Living costs have risen due to key goods such as meat, oil, fresh vegetables, and cooking gas, reducing purchasing power.

For example, specific product prices:

  • Red pork: 137.5 baht/kg (2021) → 205 baht/kg (2022) → 133.31 baht/kg (2024)
  • Chicken breast: 67.5 baht/kg (2021) → 105 baht/kg (2022) → 80 baht/kg (2024)
  • Diesel oil: 28.29 baht/liter (2021) → 34.94 baht/liter (2022) → 40.24 baht/liter (2024)
  • Gasohol: 28.75 baht/liter (2021) → 37.15 baht/liter (2022) → 39.15 baht/liter (2024)

Thailand’s Consumer Price Index (CPI) from the Office of Trade Policy and Strategy in January 2024 was 110.3 (base year 2019=100), an increase of 0.3% from the same month last year.

( For Entrepreneurs

Sales have decreased as consumers buy less, while production costs have increased. PTT Public Company Limited benefits when oil prices rise, with revenue of 1,685,419 million baht and net profit of 64,419 million baht in the first half of 2022, growing 12.7% compared to the previous year.

This type of business benefits while other sectors may experience downturns.

) For the Country

If Thailand enters a Stagflation (high inflation + economic slowdown), it will lead to layoffs, higher unemployment, and some businesses shutting down, resulting in slow GDP growth—an undesirable situation.

However, Thailand has not yet fully entered stagflation but must closely monitor economic news.

Strategies to Combat Inflation: 4 Keys to Investment Power

1. Smart Investment Planning

Don’t be discouraged by low deposit interest rates. Invest in assets with higher returns, such as stocks, mutual funds, or real estate.

( 2. Avoid Unproductive Debt

Be mindful whenever you reach for your wallet. Reduce unnecessary purchases and create a strict budget.

) 3. Seek Stable Assets

Invest in gold, which always has intrinsic value and appreciates as inflation rises.

4. Stay Informed

Changes in inflation data directly impact your investment decisions.

What to Invest in During Inflation

( Bank Stocks

Benefit from rising interest rates as net interest margins increase.

) Insurance Stocks

Invest in low-risk assets like government bonds. When inflation rises, bond yields also increase.

Food Stocks

Since consumers need to buy food, food companies have pricing power and benefit from price hikes.

Real Estate Funds

Rental rates increase with inflation and are less volatile than stock markets, suitable for investors seeking stability.

Floating Rate Bonds or Inflation-Linked Bonds

Interest payments adjust according to inflation rates, providing returns that track inflation.

Gold

Price movements tend to follow inflation trends; as inflation rises, gold prices tend to increase. Trading CFD gold allows speculation on both rising and falling markets without owning the physical asset.

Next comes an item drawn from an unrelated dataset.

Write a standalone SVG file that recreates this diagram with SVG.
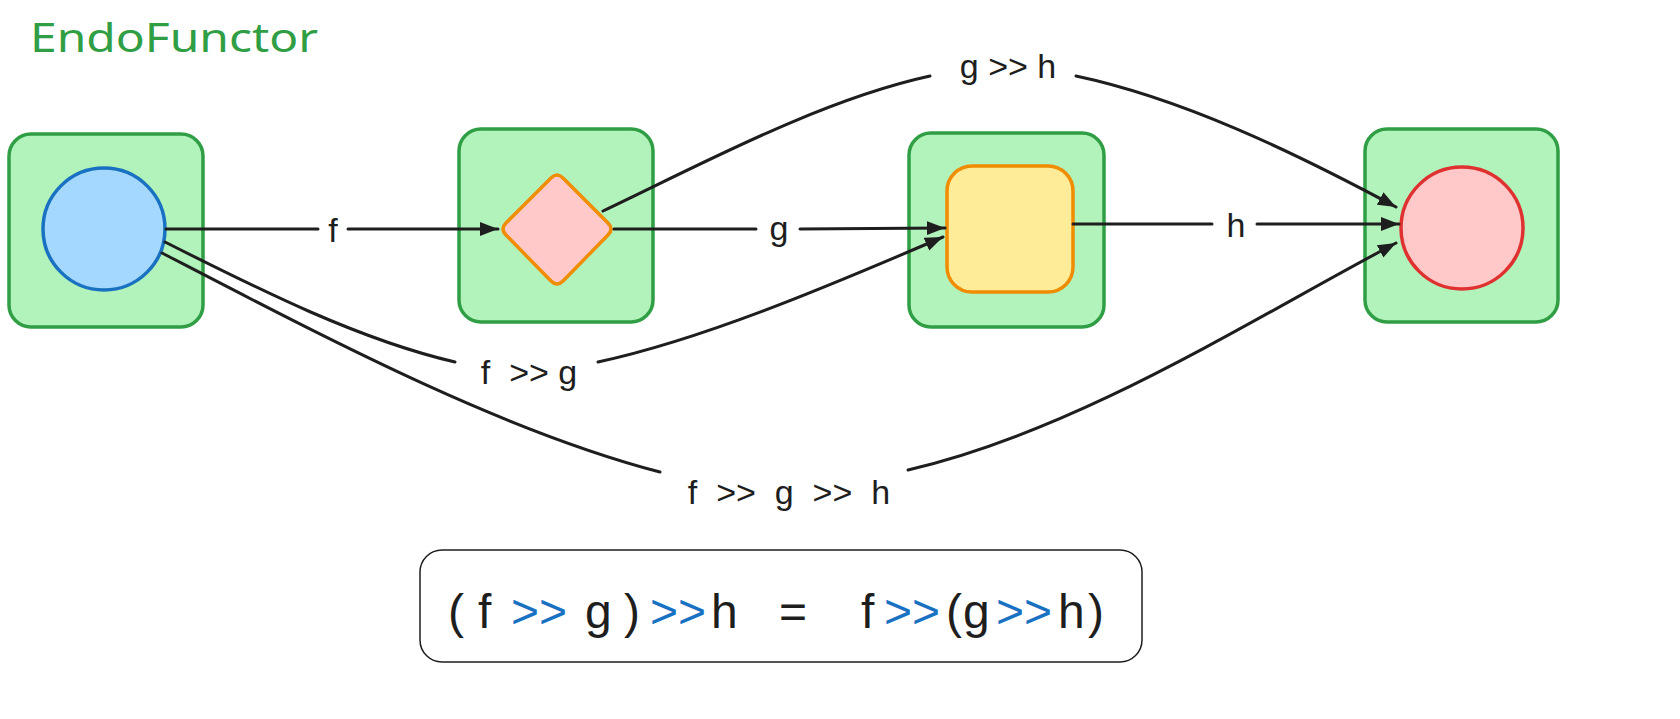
<svg xmlns="http://www.w3.org/2000/svg" width="1680" height="719" viewBox="0 0 1680 719">
<style>
.box{fill:#b2f2bb;stroke:#2f9e44;stroke-width:3.5}
.edge{fill:none;stroke:#1e1e1e;stroke-width:3;stroke-linecap:round}
.lbl{font-family:"Liberation Sans",Arial,sans-serif;font-size:34px;fill:#1e1e1e;text-anchor:middle;white-space:pre}
.eq{font-family:"Liberation Sans",Arial,sans-serif;font-size:48px;fill:#1e1e1e}
.op{fill:#1971c2}
</style>
<defs>
<marker id="arr" markerWidth="20" markerHeight="16" refX="18" refY="7" orient="auto" markerUnits="userSpaceOnUse">
<path d="M0,0 L18,7 L0,14 z" fill="#1e1e1e"/>
</marker>
</defs>
<rect width="1680" height="719" fill="#ffffff"/>
<text x="30" y="52" font-family="'Noto Sans',sans-serif" font-size="40" fill="#2f9e44" textLength="288" lengthAdjust="spacingAndGlyphs">EndoFunctor</text>

<g id="node1">
<rect class="box" x="9" y="134" width="194" height="193" rx="22"/>
<circle cx="104" cy="229" r="61" fill="#a5d8ff" stroke="#1971c2" stroke-width="3.5"/>
</g>
<g id="node2">
<rect class="box" x="459" y="129" width="194" height="193" rx="22"/>
<path d="M551,178 Q557,172 563,178 L608,223 Q614,229 608,235 L563,281 Q557,287 551,281 L506,235 Q500,229 506,223 Z" fill="#ffc9c9" stroke="#f08c00" stroke-width="3.5" stroke-linejoin="round"/>
</g>
<g id="node3">
<rect class="box" x="909" y="133" width="195" height="194" rx="22"/>
<rect x="947" y="166" width="126" height="126" rx="25" fill="#ffec99" stroke="#f08c00" stroke-width="3.5"/>
</g>
<g id="node4">
<rect class="box" x="1365" y="129" width="193" height="193" rx="22"/>
<circle cx="1462" cy="228" r="61" fill="#ffc9c9" stroke="#e03131" stroke-width="3.5"/>
</g>

<g id="connectors">
<path class="edge" d="M166,229 L318,229"/>
<path class="edge" d="M348,229 L498,229" marker-end="url(#arr)"/>
<path class="edge" d="M614,229 L756,229"/>
<path class="edge" d="M800,229 L945,228" marker-end="url(#arr)"/>
<path class="edge" d="M1073,224 L1212,224"/>
<path class="edge" d="M1257,224 L1399,224" marker-end="url(#arr)"/>
<path class="edge" d="M603,211 C700,165 820,100 930,76"/>
<path class="edge" d="M1076,76 C1180,98 1290,150 1396,207" marker-end="url(#arr)"/>
<path class="edge" d="M165,242 C260,290 360,340 455,362"/>
<path class="edge" d="M598,362 C700,340 820,290 943,237" marker-end="url(#arr)"/>
<path class="edge" d="M162,253 C330,340 500,430 660,472"/>
<path class="edge" d="M908,470 C1080,430 1250,320 1396,243" marker-end="url(#arr)"/>
<text class="lbl" x="333" y="242">f</text>
<text class="lbl" x="779" y="240">g</text>
<text class="lbl" x="1236" y="237">h</text>
<text class="lbl" x="1008" y="78">g &gt;&gt; h</text>
<text class="lbl" x="529" y="384">f  &gt;&gt; g</text>
<text class="lbl" x="789" y="504">f  &gt;&gt;  g  &gt;&gt;  h</text>
</g>

<g id="formula">
<rect x="420" y="550" width="722" height="112" rx="22" fill="#ffffff" stroke="#1e1e1e" stroke-width="1.5"/>
<text class="eq" y="628"><tspan x="448">(</tspan><tspan x="478">f</tspan><tspan class="op" x="511">&gt;&gt;</tspan><tspan x="585">g</tspan><tspan x="624">)</tspan><tspan class="op" x="650">&gt;&gt;</tspan><tspan x="711">h</tspan><tspan x="779">=</tspan><tspan x="861">f</tspan><tspan class="op" x="884">&gt;&gt;</tspan><tspan x="946">(</tspan><tspan x="963">g</tspan><tspan class="op" x="996">&gt;&gt;</tspan><tspan x="1058">h</tspan><tspan x="1088">)</tspan></text>
</g>
</svg>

A Look Back at Thailand’s Inflation History: Lessons from the Past

In 1974, Thai inflation soared to 24.3% due to the Middle East war. In 1980, it again reached high levels due to the Iran-Iraq war.

In 1997, the economic crisis caused the Thai baht to depreciate, pushing inflation up to 7.89%. Since then, Thailand has mostly kept inflation below 5%, reaching 5.51% in 2008 before tightening again.

Most recently, in May 2022, inflation hit 7.10% due to the Russia-Ukraine war.

Summary

Inflation when well-controlled can promote economic growth, but if it escalates to Hyperinflation, it becomes a disaster.

Smart investors seek opportunities in stocks and assets that benefit from inflation, replacing low-interest deposits.

Inflation is not just an economic phenomenon; it is a crucial signal for investors to adapt and plan wisely. Continuously follow economic news to seize opportunities and avoid risks.